Race Recovery: Using Stryd To Understand When To Return to Training
Returning to regular training too soon after a race is an all-too-common, avoidable mistake that can cost you weeks of decent training. Even worse, you could get sick or injured. Today, I want to show you a quick way you can use Stryd data and a few easy pointers to know when to return to training.
As some of you know, I recently completed my first Half-Ironman. I had the 2nd fastest run split of the day behind my friend and colleague, Matt (Stryd's coaching director). That race took a toll on me. I took three days off from all training, and proceeded to focus on low-impact activity (swimming, easy biking, and stretching) for another two days. By the time Friday rolled around, I figured I was good for a standard "easy-moderate" 50-60 min run, dozens of which I had done leading up to the race. I was wrong.

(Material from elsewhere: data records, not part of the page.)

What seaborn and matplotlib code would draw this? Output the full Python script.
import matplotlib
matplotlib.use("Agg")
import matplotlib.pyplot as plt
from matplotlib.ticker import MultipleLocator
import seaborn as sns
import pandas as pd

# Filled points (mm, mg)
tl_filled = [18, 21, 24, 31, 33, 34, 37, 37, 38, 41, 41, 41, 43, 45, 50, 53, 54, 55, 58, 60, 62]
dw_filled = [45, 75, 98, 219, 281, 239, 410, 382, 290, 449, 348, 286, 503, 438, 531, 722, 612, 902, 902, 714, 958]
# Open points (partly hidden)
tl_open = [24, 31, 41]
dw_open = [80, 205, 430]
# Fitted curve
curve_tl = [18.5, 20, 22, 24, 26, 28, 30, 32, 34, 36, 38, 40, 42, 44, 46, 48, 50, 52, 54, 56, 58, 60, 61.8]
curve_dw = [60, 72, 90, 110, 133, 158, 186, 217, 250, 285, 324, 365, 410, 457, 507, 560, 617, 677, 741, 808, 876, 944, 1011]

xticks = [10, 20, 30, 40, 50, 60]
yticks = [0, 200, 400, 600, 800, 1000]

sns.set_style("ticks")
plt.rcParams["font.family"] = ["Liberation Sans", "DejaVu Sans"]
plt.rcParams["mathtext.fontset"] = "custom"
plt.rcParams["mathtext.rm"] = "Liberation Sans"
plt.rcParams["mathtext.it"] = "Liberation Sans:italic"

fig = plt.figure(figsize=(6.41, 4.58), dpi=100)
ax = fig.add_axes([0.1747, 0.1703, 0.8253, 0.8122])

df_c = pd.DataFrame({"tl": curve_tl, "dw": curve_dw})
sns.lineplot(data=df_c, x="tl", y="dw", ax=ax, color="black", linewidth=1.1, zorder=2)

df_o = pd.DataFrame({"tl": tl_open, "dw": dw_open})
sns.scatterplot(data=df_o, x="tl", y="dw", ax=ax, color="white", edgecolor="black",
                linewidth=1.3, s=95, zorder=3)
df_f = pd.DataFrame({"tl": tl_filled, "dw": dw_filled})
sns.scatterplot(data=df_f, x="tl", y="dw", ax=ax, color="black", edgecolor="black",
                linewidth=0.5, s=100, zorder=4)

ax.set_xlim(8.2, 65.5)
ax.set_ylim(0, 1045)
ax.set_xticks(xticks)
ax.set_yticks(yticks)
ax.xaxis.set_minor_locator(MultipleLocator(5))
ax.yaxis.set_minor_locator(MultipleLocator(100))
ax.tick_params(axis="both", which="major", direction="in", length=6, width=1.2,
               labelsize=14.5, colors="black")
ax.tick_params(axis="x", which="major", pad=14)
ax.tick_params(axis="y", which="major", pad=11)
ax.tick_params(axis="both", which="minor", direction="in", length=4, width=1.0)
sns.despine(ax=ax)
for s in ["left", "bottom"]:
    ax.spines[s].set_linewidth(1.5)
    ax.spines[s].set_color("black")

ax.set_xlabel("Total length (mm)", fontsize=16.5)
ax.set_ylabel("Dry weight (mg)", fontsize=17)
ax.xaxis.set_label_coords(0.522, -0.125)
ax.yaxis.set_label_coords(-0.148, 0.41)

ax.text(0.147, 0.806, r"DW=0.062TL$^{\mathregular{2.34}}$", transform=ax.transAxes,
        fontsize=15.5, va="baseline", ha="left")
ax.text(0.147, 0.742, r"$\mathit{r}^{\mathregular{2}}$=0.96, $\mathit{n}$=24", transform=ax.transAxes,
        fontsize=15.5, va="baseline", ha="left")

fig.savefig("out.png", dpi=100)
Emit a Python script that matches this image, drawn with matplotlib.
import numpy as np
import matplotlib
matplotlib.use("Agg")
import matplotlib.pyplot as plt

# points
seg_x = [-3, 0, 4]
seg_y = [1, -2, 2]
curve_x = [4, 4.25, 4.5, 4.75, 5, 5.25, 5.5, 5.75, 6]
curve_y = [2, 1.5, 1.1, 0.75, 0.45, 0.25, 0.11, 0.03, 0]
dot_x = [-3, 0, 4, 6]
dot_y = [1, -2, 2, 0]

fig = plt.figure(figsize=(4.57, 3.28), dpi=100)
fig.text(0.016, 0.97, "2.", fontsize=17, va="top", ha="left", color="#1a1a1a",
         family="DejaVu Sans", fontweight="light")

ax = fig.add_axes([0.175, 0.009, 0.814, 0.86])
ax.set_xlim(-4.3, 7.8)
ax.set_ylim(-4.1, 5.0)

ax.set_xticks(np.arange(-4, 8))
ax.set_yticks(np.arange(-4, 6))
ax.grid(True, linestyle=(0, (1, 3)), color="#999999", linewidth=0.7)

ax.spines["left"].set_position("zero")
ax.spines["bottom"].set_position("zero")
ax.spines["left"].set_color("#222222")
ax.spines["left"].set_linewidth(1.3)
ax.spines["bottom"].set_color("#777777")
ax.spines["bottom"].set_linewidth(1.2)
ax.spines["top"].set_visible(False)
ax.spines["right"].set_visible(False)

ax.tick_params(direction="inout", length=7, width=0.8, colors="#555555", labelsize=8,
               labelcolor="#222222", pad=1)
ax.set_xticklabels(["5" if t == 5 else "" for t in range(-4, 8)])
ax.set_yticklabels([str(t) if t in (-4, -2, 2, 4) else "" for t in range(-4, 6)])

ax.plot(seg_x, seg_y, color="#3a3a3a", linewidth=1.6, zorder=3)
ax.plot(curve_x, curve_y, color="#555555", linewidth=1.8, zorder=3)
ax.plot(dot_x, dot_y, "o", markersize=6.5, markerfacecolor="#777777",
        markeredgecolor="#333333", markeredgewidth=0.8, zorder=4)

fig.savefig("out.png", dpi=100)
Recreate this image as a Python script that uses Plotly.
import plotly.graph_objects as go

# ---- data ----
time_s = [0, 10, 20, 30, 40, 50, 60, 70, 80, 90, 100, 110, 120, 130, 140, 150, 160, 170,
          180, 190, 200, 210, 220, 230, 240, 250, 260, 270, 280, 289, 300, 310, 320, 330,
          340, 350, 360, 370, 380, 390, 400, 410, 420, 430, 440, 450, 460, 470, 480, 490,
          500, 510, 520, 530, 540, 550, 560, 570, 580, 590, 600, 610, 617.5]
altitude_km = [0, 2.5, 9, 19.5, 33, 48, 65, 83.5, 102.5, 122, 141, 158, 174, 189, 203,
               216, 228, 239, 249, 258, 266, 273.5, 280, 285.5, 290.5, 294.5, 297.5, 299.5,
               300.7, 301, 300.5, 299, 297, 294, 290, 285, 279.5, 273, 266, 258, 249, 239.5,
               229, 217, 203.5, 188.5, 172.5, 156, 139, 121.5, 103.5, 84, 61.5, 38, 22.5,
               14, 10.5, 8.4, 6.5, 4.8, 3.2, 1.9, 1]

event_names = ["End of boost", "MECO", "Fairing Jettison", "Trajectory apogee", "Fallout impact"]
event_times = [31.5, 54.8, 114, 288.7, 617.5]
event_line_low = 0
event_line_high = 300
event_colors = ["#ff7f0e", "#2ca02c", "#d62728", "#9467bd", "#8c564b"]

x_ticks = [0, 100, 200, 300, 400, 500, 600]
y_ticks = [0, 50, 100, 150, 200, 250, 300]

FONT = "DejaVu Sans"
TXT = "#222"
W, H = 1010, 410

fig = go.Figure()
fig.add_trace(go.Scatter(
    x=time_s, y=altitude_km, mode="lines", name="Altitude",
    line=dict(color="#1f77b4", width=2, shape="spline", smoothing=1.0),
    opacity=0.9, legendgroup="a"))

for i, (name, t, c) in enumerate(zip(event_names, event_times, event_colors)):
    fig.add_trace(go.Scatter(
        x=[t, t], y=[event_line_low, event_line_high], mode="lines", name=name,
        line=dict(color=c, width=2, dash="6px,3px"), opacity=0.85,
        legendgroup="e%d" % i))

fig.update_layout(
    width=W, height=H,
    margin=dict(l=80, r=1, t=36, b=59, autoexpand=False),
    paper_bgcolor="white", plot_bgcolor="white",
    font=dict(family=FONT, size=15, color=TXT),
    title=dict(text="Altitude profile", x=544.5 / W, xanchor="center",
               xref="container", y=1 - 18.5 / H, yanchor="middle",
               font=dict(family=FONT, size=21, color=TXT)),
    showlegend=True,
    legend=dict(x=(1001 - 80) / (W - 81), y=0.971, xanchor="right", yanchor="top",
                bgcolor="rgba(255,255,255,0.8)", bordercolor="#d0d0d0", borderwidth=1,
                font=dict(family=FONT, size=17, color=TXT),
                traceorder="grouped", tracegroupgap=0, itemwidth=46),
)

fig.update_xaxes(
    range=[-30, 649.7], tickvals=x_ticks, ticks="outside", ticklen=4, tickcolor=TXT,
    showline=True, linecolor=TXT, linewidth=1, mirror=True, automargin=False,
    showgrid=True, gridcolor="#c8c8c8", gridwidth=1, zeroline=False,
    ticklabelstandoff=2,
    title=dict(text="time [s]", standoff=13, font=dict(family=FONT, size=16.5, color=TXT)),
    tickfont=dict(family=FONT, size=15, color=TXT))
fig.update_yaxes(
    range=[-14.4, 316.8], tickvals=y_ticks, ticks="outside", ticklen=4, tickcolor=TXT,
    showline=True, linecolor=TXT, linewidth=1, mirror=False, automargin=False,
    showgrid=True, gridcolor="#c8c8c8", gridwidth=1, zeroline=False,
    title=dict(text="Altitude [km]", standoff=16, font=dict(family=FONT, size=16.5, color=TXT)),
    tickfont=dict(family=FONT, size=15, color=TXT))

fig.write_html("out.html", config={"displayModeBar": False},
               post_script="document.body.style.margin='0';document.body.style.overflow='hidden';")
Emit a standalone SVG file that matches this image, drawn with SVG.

The run felt very sluggish, and after five miles, I felt completley exhausted. By looking at my data, you can clearly see my leg spring stiffness (my ability to recycle energy) decrease as the run goes on. It is, in fact supposed to go the opposite direction as you settle into a run and have more spring in your step. Additionally, I found it hard to settle into a rhythm throughout the run.
After the run, I quickly looked at some previous data on Stryd PowerCenter to see if I could confirm my suspician that I was not fully recovered from the race. I found that my overall power was significantly lower than previous runs of the same type, and my leg spring stiffness was a full 15% lower than in normal training. Recycling 15% less energy is immense, and confirmed that I needed more time to recover.
Here's the bottom line:
It's better to take an extra recovery day then prematurely jump back into hard training. If you take an extra recovery day, the worst thing that can happen is you feel even better during your first hard session back. If you don't, you could prolong your post-race recovery period by another week.
I learned my lesson. I may be young, but 1.2 miles of swimming, 56 miles of riding, and 13.1 miles of running, especially hard on hills, takes it out of you, and my body needed time to rest and rebuild. You can apply this knowledge to recovery from races of different distances in both pure running and triathlon.
As you know, it often takes longer to recover from significant endurance efforts (70.3/Ironman/Marathon/Ultra Marathon) than shorter more intense efforts (5k/sprint or olympic triathlon). Looking at your Stryd data can be a useful (& quick) tool to validate some of the uncertainty you may feel when you feel when you're getting back into it.